Constrained Error-Correcting Codes for DNA-Based Storage Systems

More Info
expand_more

Abstract

Humanity is producing data at exponential rates. Solutions need to be found in order to accommodate the bytes of today and the future in an efficient and environmentally friendly way. DeoxyriboNucleic Acid, well-known as DNA, is a suitable destination for this major collection of data, as it is a high-density storage medium with long storage endurance [1]. In the field of research about DNA-Based Data Storage Systems, people examine quaternary codes.
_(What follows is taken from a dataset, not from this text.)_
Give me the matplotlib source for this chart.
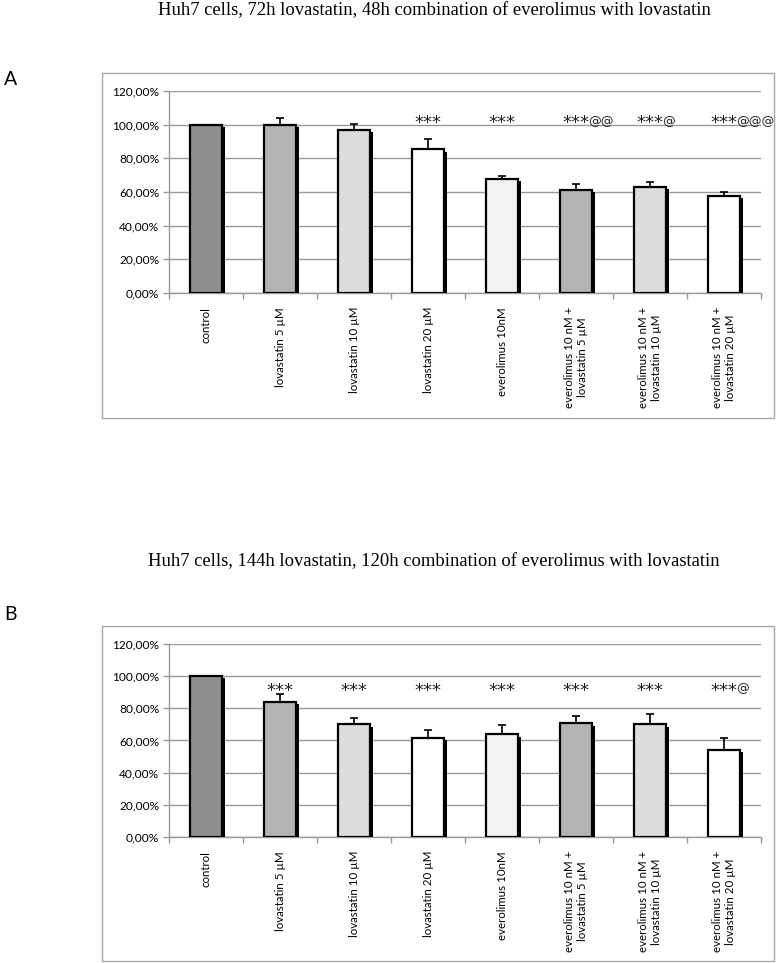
from matplotlib import pyplot as plt
from matplotlib import patheffects
from matplotlib.patches import Rectangle

CATEGORIES = ['control', 'lovastatin 5 µM', 'lovastatin 10 µM', 'lovastatin 20 µM',
              'everolimus 10nM', 'everolimus 10 nM +\nlovastatin 5 µM',
              'everolimus 10 nM +\nlovastatin 10 µM', 'everolimus 10 nM +\nlovastatin 20 µM']
BAR_COLORS = ['#8e8e8e', '#b3b3b3', '#dcdcdc', '#ffffff',
              '#f2f2f2', '#b3b3b3', '#dcdcdc', '#ffffff']

# panel A: 72h lovastatin, 48h combination
VALUES_A = [100.0, 100.0, 96.9, 85.3, 67.9, 61.4, 63.2, 57.8]
ERRORS_A = [0.0, 4.0, 3.3, 6.1, 1.8, 3.6, 2.5, 2.4]
STARS_A = ['', '', '', '***', '***', '***', '***', '***']
AT_A = ['', '', '', '', '', '@@', '@', '@@@']

# panel B: 144h lovastatin, 120h combination
VALUES_B = [100.0, 83.9, 70.0, 61.7, 63.8, 70.6, 70.0, 54.4]
ERRORS_B = [0.0, 4.7, 3.7, 4.6, 5.8, 4.8, 6.2, 6.9]
STARS_B = ['', '***', '***', '***', '***', '***', '***', '***']
AT_B = ['', '', '', '', '', '', '', '@']

Y_TICKS = [0, 20, 40, 60, 80, 100, 120]
Y_TICK_LABELS = ['0,00%', '20,00%', '40,00%', '60,00%', '80,00%', '100,00%', '120,00%']

TITLE_A = 'Huh7 cells, 72h lovastatin, 48h combination of everolimus with lovastatin'
TITLE_B = 'Huh7 cells, 144h lovastatin, 120h combination of everolimus with lovastatin'

SANS = ['Lato', 'DejaVu Sans']
GRID = '#9a9a9a'


def draw_panel(fig, rect, values, errors, stars, ats, mark_y):
    """Draw one Excel-style bar chart with shadowed bars, upper error bars and marks."""
    ax = fig.add_axes(rect)
    x = range(len(values))

    bars = ax.bar(x, values, width=0.42, color=BAR_COLORS, edgecolor='black',
                  linewidth=1.6, zorder=3)
    for bar in bars:
        bar.set_path_effects([
            patheffects.SimplePatchShadow(offset=(2.6, -1.6), shadow_rgbFace='black', alpha=1.0),
            patheffects.Normal(),
        ])

    ax.errorbar(x, values, yerr=[[0] * len(errors), errors], fmt='none',
                ecolor='black', elinewidth=1.2, capsize=3.2, capthick=1.2, zorder=4)

    # significance marks: stars centred on the bar, @ signs appended to the right
    for i, (star, at) in enumerate(zip(stars, ats)):
        if star:
            ax.text(i, mark_y, star, ha='center', va='baseline', fontsize=13,
                    family='DejaVu Sans', color='#222222', zorder=5)
        if at:
            ax.annotate(at, xy=(i, mark_y), xytext=(8.5, 2.5), textcoords='offset points',
                        ha='left', va='baseline', fontsize=9.2, family='DejaVu Sans',
                        color='#222222', zorder=5, annotation_clip=False)

    ax.set_xlim(-0.5, len(values) - 0.5)
    ax.set_ylim(0, 120)
    ax.set_yticks(Y_TICKS)
    ax.set_yticklabels(Y_TICK_LABELS, family=SANS, fontsize=8.6)
    ax.yaxis.grid(True, color=GRID, linewidth=1.0, zorder=0)
    ax.set_axisbelow(True)

    ax.set_xticks(list(x))
    ax.set_xticklabels(CATEGORIES, rotation=90, family=SANS, fontsize=8.3,
                       va='top', ha='center', multialignment='center')
    ax.set_xticks([i + 0.5 for i in range(-1, len(values))], minor=True)
    ax.tick_params(axis='x', which='major', length=0, pad=10)
    ax.tick_params(axis='x', which='minor', length=4, color=GRID, width=1.0)
    ax.tick_params(axis='y', length=4, color=GRID, width=1.0, pad=3)

    for side in ('top', 'right'):
        ax.spines[side].set_visible(False)
    for side in ('left', 'bottom'):
        ax.spines[side].set_color(GRID)
        ax.spines[side].set_linewidth(1.0)
    return ax


def main():
    fig = plt.figure(figsize=(7.76, 9.63), dpi=100)

    # grey frames around each chart
    for frame in ([0.1314, 0.5659, 0.866, 0.3583], [0.1314, 0.0021, 0.866, 0.3479]):
        fig.patches.append(Rectangle((frame[0], frame[1]), frame[2], frame[3],
                                     transform=fig.transFigure, fill=False,
                                     edgecolor='#a6a6a6', linewidth=1.0))

    draw_panel(fig, [0.2178, 0.6957, 0.7629, 0.2098], VALUES_A, ERRORS_A, STARS_A, AT_A, 97.8)
    draw_panel(fig, [0.2178, 0.1308, 0.7629, 0.2005], VALUES_B, ERRORS_B, STARS_B, AT_B, 87.8)

    fig.text(0.5595, 0.9886, TITLE_A, ha='center', va='center', fontsize=13.4,
             family='Liberation Serif')
    fig.text(0.5595, 0.4164, TITLE_B, ha='center', va='center', fontsize=13.4,
             family='Liberation Serif')
    fig.text(0.005, 0.917, 'A', ha='left', va='center', fontsize=14, family=SANS)
    fig.text(0.005, 0.362, 'B', ha='left', va='center', fontsize=14, family=SANS)

    fig.savefig('out.png', dpi=100)
    print('Saved image: out.png')


if __name__ == '__main__':
    main()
The considered DNA-codes consist of equi-length DNA-words over the Alphabet {0, 1, 2, 3} representing the available DNA building blocks or nucleotides {A, T,C,G} standing for Adenine, Thymine, Cytosine and Guanine respectively. Combinatorial constrained coding is introduced to avoid DNA patterns prone to sequencing errors, that might occur when archival data is read from DNA-blocks [2]. If an error occurs anyway, an imposed minimum Hamming distance d that a DNA-code satisfies, enforces error correction and detection capabilities [3]. Methods are considered to optimize the number of DNA-words that can be stored in a DNA-code satisfying these restrictions. This research explores DNA-codes of which the DNA-words adhere to a fixed GC content referred to as the GC-weight w, as well as the no-runlength constraint r = 1 that will not allow adjacent symbol repetition. By increasing distance d, we build on the findings of Van Leeuwen [4] and Vermeer [5], who created DNA-codes satisfying d = 2 for r = 1 and r ≥ 1 respectively. The maximum size of a DNA-code satisfying d = 3 among other constraints is proven to be 12. Furthermore, we cover the case d = n where the length n of the DNA-words and the minimum distance d the DNA-code satisfies are equal. We derive maximum sizes of these DNA-codes for all possible GC-weights w. Finally, we present algorithms that create DNA-d codes satisfying d = 3 and d = 4 and succeed in improving sizes of the DNA-codes created by the algorithms designed by Limbachiya et. al. [6] and Van Leeuwen [4].